The Chinese calendar is also known as the Yin or Xia calendar, or the lunar calendar. Its origins supposedly go back to the year 2100 BC to the Xia Dynasty and, according to legend, to Emperor Huang Di.
The Chinese Communist Party declared it as belonging to “The Four Olds” in 1949, and denounced it as myth/superstition. However, Chinese farmers trust the calendar and its predictions to this day.
This lends credence to the assumption that the predictions are based on scientific observations, reflecting profound insights into the laws of nature. So, not superstition/myth, but science?
Chinese lunar calendar
The Chinese lunar New Year begins with the new moon and spring (chun fen 春分), followed by the rainy period (yu shui 雨水), and then by the ensuing new moon that brings thunderstorms and the ebb and flow of the ocean.
The whole year is divided into four seasons – 12 moon months and 24 smaller, 2-week periods that strictly underlie the shuo and wang cycles – the new moon and full moon. It means there is another division according to the moon, in apogee or waning.
This seems to make sense, since science has affirmed that natural occurrences happen according to the phases of the moon. Ancient Chinese observed these twice-monthly cycles and passed on their meanings.
Accordingly, the changing of the seasons and ebb and flow can be precisely predicted, as can the most favorable time for sowing, or when to expect a cold snap.
But there is a snag: the difficulty with the moon calendar lies in the differences between moon calculations and those related to the Western calendar based on the 365 days of the sun calendar.
A moon month lasts 29 or 30 days, making a moon calendar year 11 days shorter than a year based on the Western sun calendar.

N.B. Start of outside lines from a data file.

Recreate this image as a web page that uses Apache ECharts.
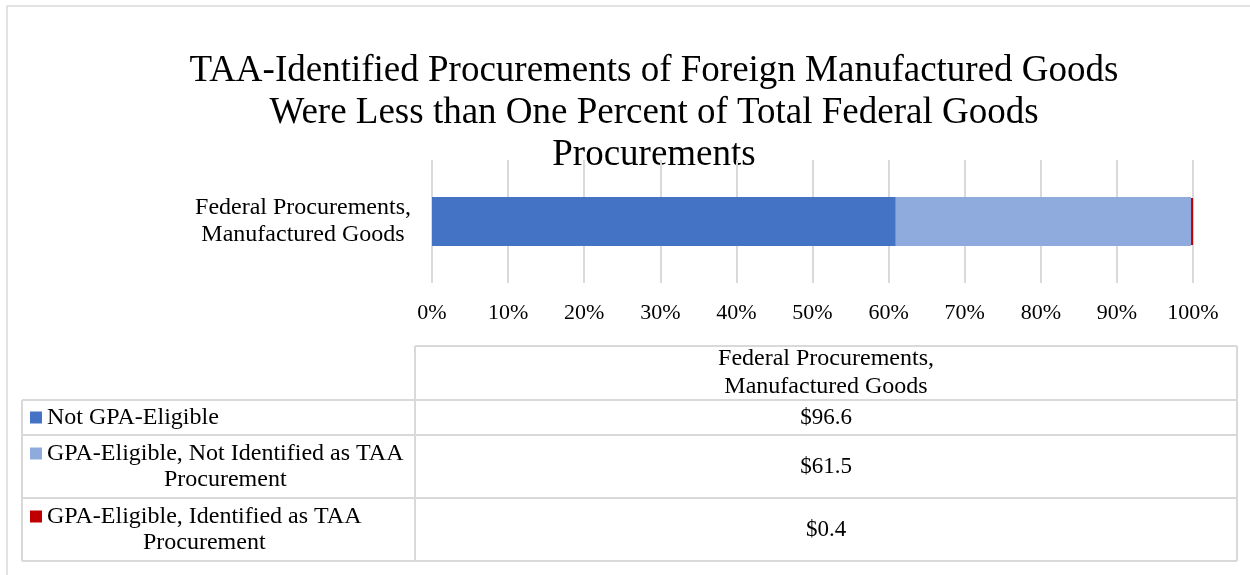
<!DOCTYPE html>
<html>
<head>
<meta charset="utf-8">
<title>TAA-Identified Procurements</title>
<script src="https://cdn.jsdelivr.net/npm/echarts@6/dist/echarts.min.js"></script>
<style>
  html, body { margin: 0; padding: 0; background: #fff; }
  #main { width: 1250px; height: 575px; }
</style>
</head>
<body>
<div id="main"></div>
<script>
// data
var categories = ['Federal Procurements,\nManufactured Goods'];
var seriesNames = [
  'Not GPA-Eligible',
  'GPA-Eligible, Not Identified as TAA\nProcurement',
  'GPA-Eligible, Identified as TAA\nProcurement'
];
var notEligible = [96.6];
var eligibleNotTaa = [61.5];
var eligibleTaa = [0.4];
var tickLabels = ['0%', '10%', '20%', '30%', '40%', '50%', '60%', '70%', '80%', '90%', '100%'];

var colors = ['#4472C4', '#8FAADC', '#C00000'];
var FONT = "'Liberation Serif', 'Times New Roman', serif";
var lineColor = '#d9d9d9';

var raw = [notEligible, eligibleNotTaa, eligibleTaa];
var totals = categories.map(function (c, i) {
  var s = 0;
  for (var k = 0; k < raw.length; k++) s += raw[k][i];
  return s;
});
function share(arr) {
  return arr.map(function (v, i) { return v / totals[i] * 100; });
}

var ctx = document.createElement('canvas').getContext('2d');
function textW(str, size) {
  ctx.font = size + 'px ' + FONT;
  var w = 0;
  str.split('\n').forEach(function (l) { w = Math.max(w, ctx.measureText(l).width); });
  return w;
}

var myChart = echarts.init(document.getElementById('main'));

// table layout
var tblLeft = 22, tblMid = 415, tblRight = 1237;
var rowEdges = [346, 400, 435, 498, 561];
var graphics = [];

// outer frame
graphics.push({
  type: 'rect', silent: true,
  shape: { x: 7, y: 6, width: 1270, height: 600 },
  style: { fill: 'none', stroke: lineColor, lineWidth: 1.5 }
});
// title
graphics.push({
  type: 'text', x: 654, y: 50,
  style: {
    text: 'TAA-Identified Procurements of Foreign Manufactured Goods\nWere Less than One Percent of Total Federal Goods\nProcurements',
    font: '37px ' + FONT, fill: '#000', textAlign: 'center', textVerticalAlign: 'top',
    lineHeight: 42
  }
});

function hLine(x1, x2, y) {
  graphics.push({ type: 'line', silent: true, shape: { x1: x1, y1: y, x2: x2, y2: y },
    style: { stroke: lineColor, lineWidth: 2 } });
}
function vLine(x, y1, y2) {
  graphics.push({ type: 'line', silent: true, shape: { x1: x, y1: y1, x2: x, y2: y2 },
    style: { stroke: lineColor, lineWidth: 2 } });
}
hLine(tblMid, tblRight, rowEdges[0]);
for (var r = 1; r < rowEdges.length; r++) hLine(tblLeft, tblRight, rowEdges[r]);
vLine(tblLeft, rowEdges[1], rowEdges[4]);
vLine(tblMid, rowEdges[0], rowEdges[4]);
vLine(tblRight, rowEdges[0], rowEdges[4]);

var valX = (tblMid + tblRight) / 2;
graphics.push({
  type: 'text', x: valX, y: (rowEdges[0] + rowEdges[1]) / 2,
  style: { text: categories[0], font: '24px ' + FONT, fill: '#000', textAlign: 'center',
    textVerticalAlign: 'middle', lineHeight: 28 }
});
for (var s = 0; s < seriesNames.length; s++) {
  var cy = (rowEdges[s + 1] + rowEdges[s + 2]) / 2;
  var nLines = seriesNames[s].split('\n').length;
  var lh = 26;
  var firstY = cy - (nLines - 1) * lh / 2;
  var w = textW(seriesNames[s], 24);
  graphics.push({
    type: 'rect', silent: true,
    shape: { x: 30, y: firstY - 6, width: 12, height: 12 },
    style: { fill: colors[s] }
  });
  graphics.push({
    type: 'text', x: 47 + w / 2, y: cy,
    style: { text: seriesNames[s], font: '24px ' + FONT, fill: '#000', textAlign: 'center',
      textVerticalAlign: 'middle', lineHeight: lh }
  });
  graphics.push({
    type: 'text', x: valX, y: cy,
    style: { text: '$' + raw[s][0].toFixed(1), font: '23px ' + FONT, fill: '#000',
      textAlign: 'center', textVerticalAlign: 'middle' }
  });
}

var option = {
  animation: false,
  textStyle: { fontFamily: FONT },
  grid: { left: 432, right: 57, top: 160, bottom: 292, containLabel: false },
  xAxis: {
    type: 'value', min: 0, max: 100, interval: 10,
    axisLine: { show: false }, axisTick: { show: false },
    splitLine: { show: true, lineStyle: { color: lineColor, width: 2 } },
    axisLabel: {
      margin: 19, color: '#000', fontSize: 22, fontFamily: FONT,
      formatter: function (v) { return tickLabels[Math.round(v / 10)]; }
    }
  },
  yAxis: {
    type: 'category', data: categories,
    axisLine: { show: false }, axisTick: { show: false },
    axisLabel: { margin: 129, align: 'center', color: '#000', fontSize: 24, lineHeight: 27, fontFamily: FONT }
  },
  series: [
    { name: seriesNames[0], type: 'bar', stack: 'all', barWidth: 49, data: share(notEligible),
      itemStyle: { color: colors[0] } },
    { name: seriesNames[1], type: 'bar', stack: 'all', barWidth: 49, data: share(eligibleNotTaa),
      itemStyle: { color: colors[1] } },
    { name: seriesNames[2], type: 'bar', stack: 'all', barWidth: 49, data: share(eligibleTaa),
      itemStyle: { color: colors[2], borderColor: colors[2], borderWidth: 2 } }
  ],
  graphic: graphics
};

myChart.setOption(option);
window.onresize = myChart.resize;
</script>
</body>
</html>
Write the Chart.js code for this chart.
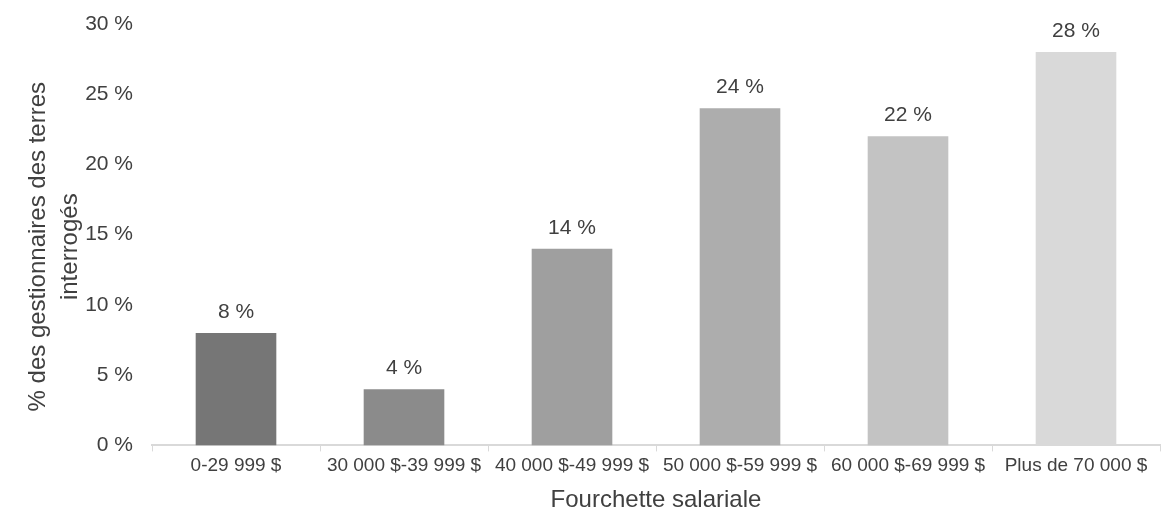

The ancient Chinese figured out that to get a yield of 19 years, the calculations require seven years of 13 months each to arrive at the correct calculation for 19 sun calendar years.
Astronomers’ observations and calculations determine when this 13th month occurs and what might transpire during the year.
The odd months present problems, because historic lore discovered the need for an odd April day [leap year], but it would be particularly unsuitable to assure a harvest, and a leap year is also unfavorable, as huge wars and catastrophes often occur during leap years, even during an August leap year.
Ten heavenly roots and 12 earthly branches
Case in point – the horrific Tangshan earthquake of July 6, 1976. Chinese astrology – unlike its Western counterpart, is vastly different. The West calculates according to the planetary constellations for prognoses, while Chinese consider laws and interactions between Earth, Heaven and man as a whole.
That is the reason for the Chinese placing so much importance on the five elements from whose manifestations they draw conclusions about things in nature and in regard to man.
The 10 roots refer to the changes in the five elements of wood, fire, water, metal, and earth, manifesting either as yin or yang, thus representing 10 different energies. The elements constitute a logical progression to describe both creation and decay in nature.
The 12 earthly branches, also known as the 12 animals of the zodiac, build a 60-year cycle in the moon calendar, since five elements times 12 animals amount to exactly 60 combinations.
Since animals are Earth creatures, the Chinese invented animal symbols to illustrate the recurring Earth branches. This resulted in the naming of the rat, oxen, tiger, rabbit, dragon, snake, monkey, dog, and pig. A specific animal reigns over each year, in combination with an element.
The five elements
According to Chinese lore, the five elements of wood, fire, water, metal, and earth are the building blocks of the cosmos. Their properties and relationships to each other lead to idiosyncrasies in matter.
They either foster or harm each other, thus either strengthening or weakening each other. This is equally valid pertaining to large and small matters. Everything seeks harmony and equilibrium, making it imperative to have elements and life energies on an even keel.
The calendar represents a means for people to act in accordance to developments in nature and the cosmos, assuring a secure and happy life.